The city “must not become a dangerous place for the traditional religious and ultra-Orthodox public. The responsibility rests in the hands of [opposition leaders] Benny Gantz and Yair Lapid. The protest has become a protest against the tradition of Israel. It’s dangerous. Stop,” he added.

Thursday’s incident comes after the Tel Aviv-Yafo Municipality on Sept. 28 revoked religious nonprofit Rosh Yehudi’s permit to hold public events in the city during Sukkot.

The decision followed a protest by radical secularists who forcefully prevented the group from holding an gender-segregated outdoor Yom Kippur service.

Tel Aviv Mayor Ron Huldai had previously barred gender-segregated services in the city, despite such separation being a staple of Orthodox religious services.

When Rosh Yehudi created a makeshift barrier of Israeli flags, dozens of protesters—some wearing T-shirts reading “Democracy” and others clad in the attire of the anti-judicial reform protests—pulled the flags down and removed plastic chairs organizers had set up, preventing the service from taking place.

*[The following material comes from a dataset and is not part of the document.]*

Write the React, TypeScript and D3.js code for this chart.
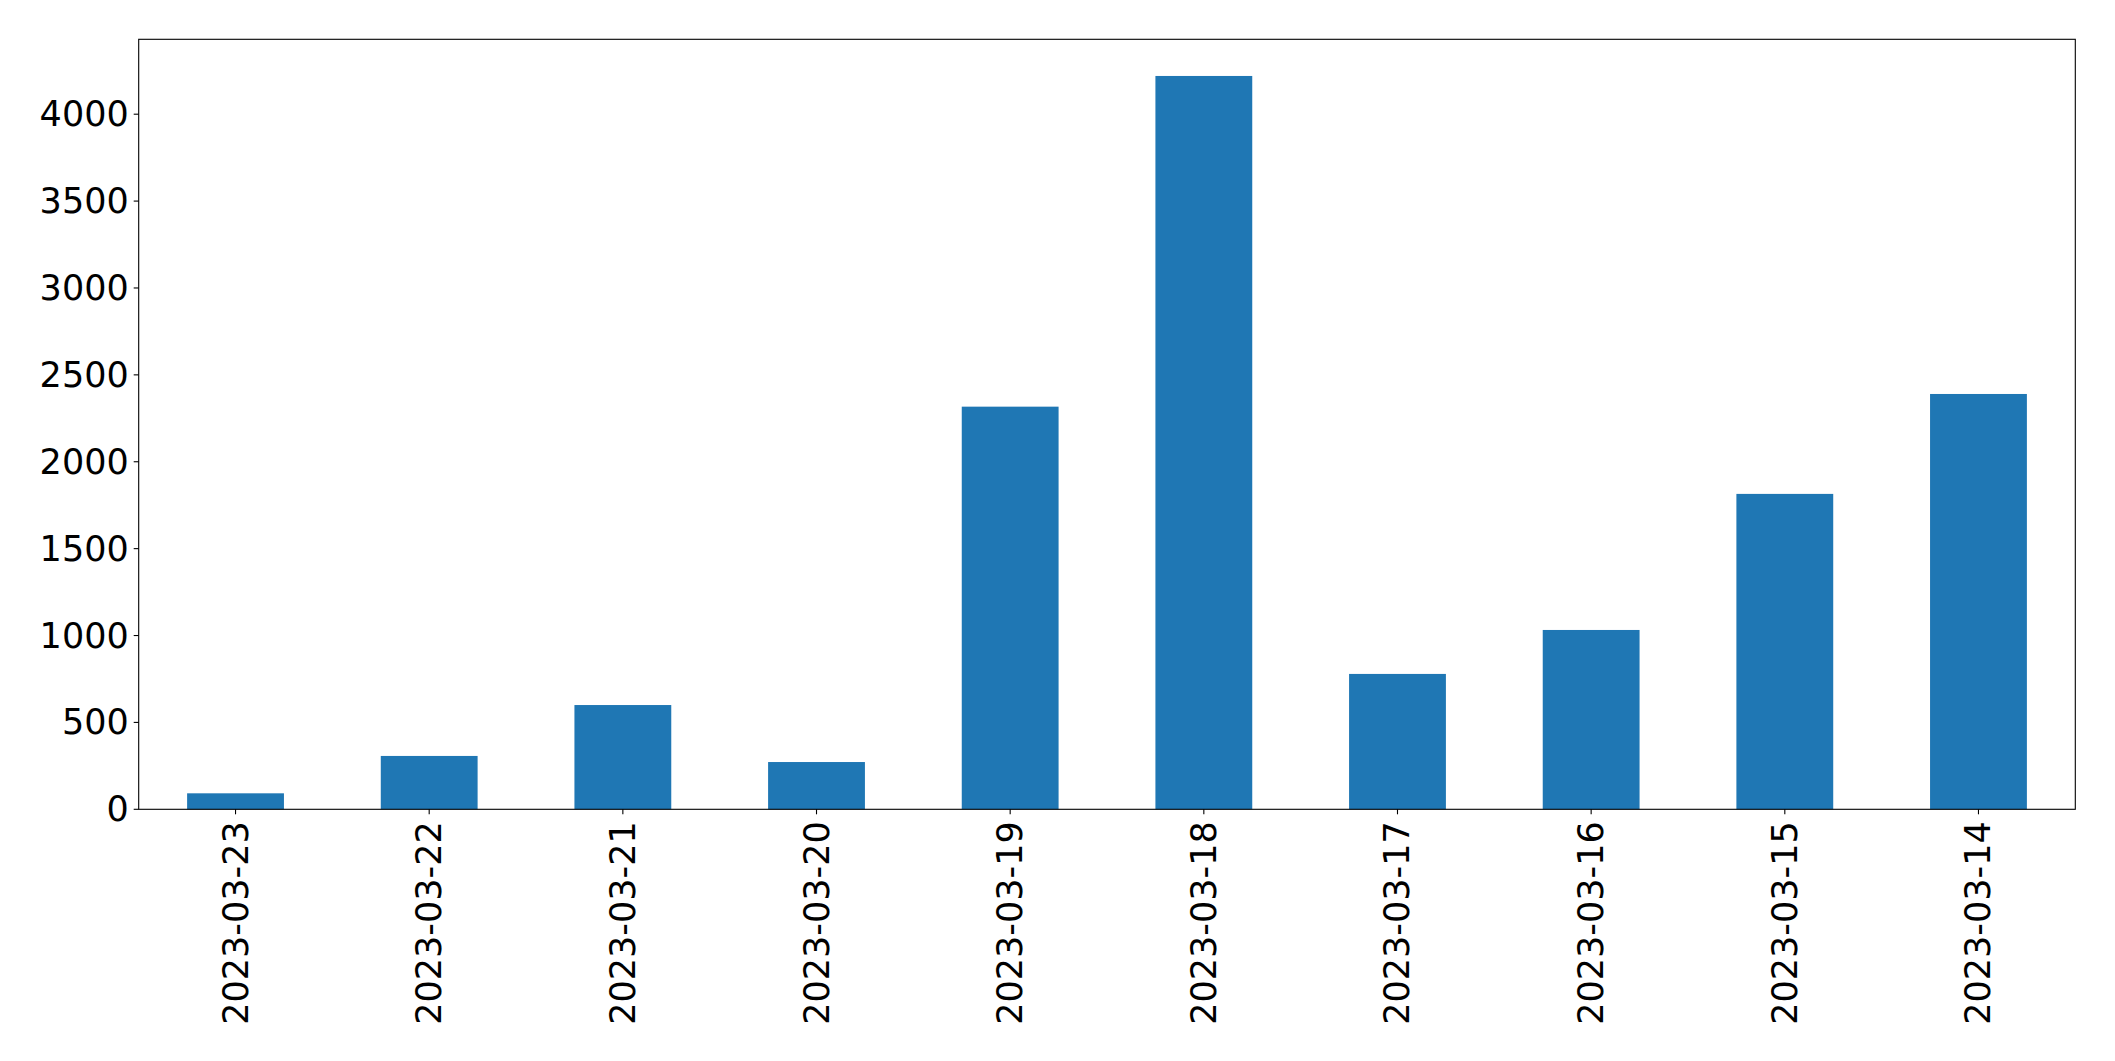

Protesters also hurled abuse at the worshippers—many of them wearing prayer shawls—screaming “not here” and “see the face of evil.” Some of the protesters can be heard in video footage of the incident uttering racial slurs about a new immigrant from France as scuffles broke out between the sides—all on the holiest day on the Jewish calendar and at the culmination of the High Holidays.

The event made national news as it touched on the country’s religious-secular divide and came amid heightened tensions over the government’s judicial reform plan.

The protests against the Israeli government’s judicial reform legislation , mostly comprising secular Israelis, have been going on for months. Many of the protesters claim they fear Israel will turn into a theocracy if the Supreme Court loses power.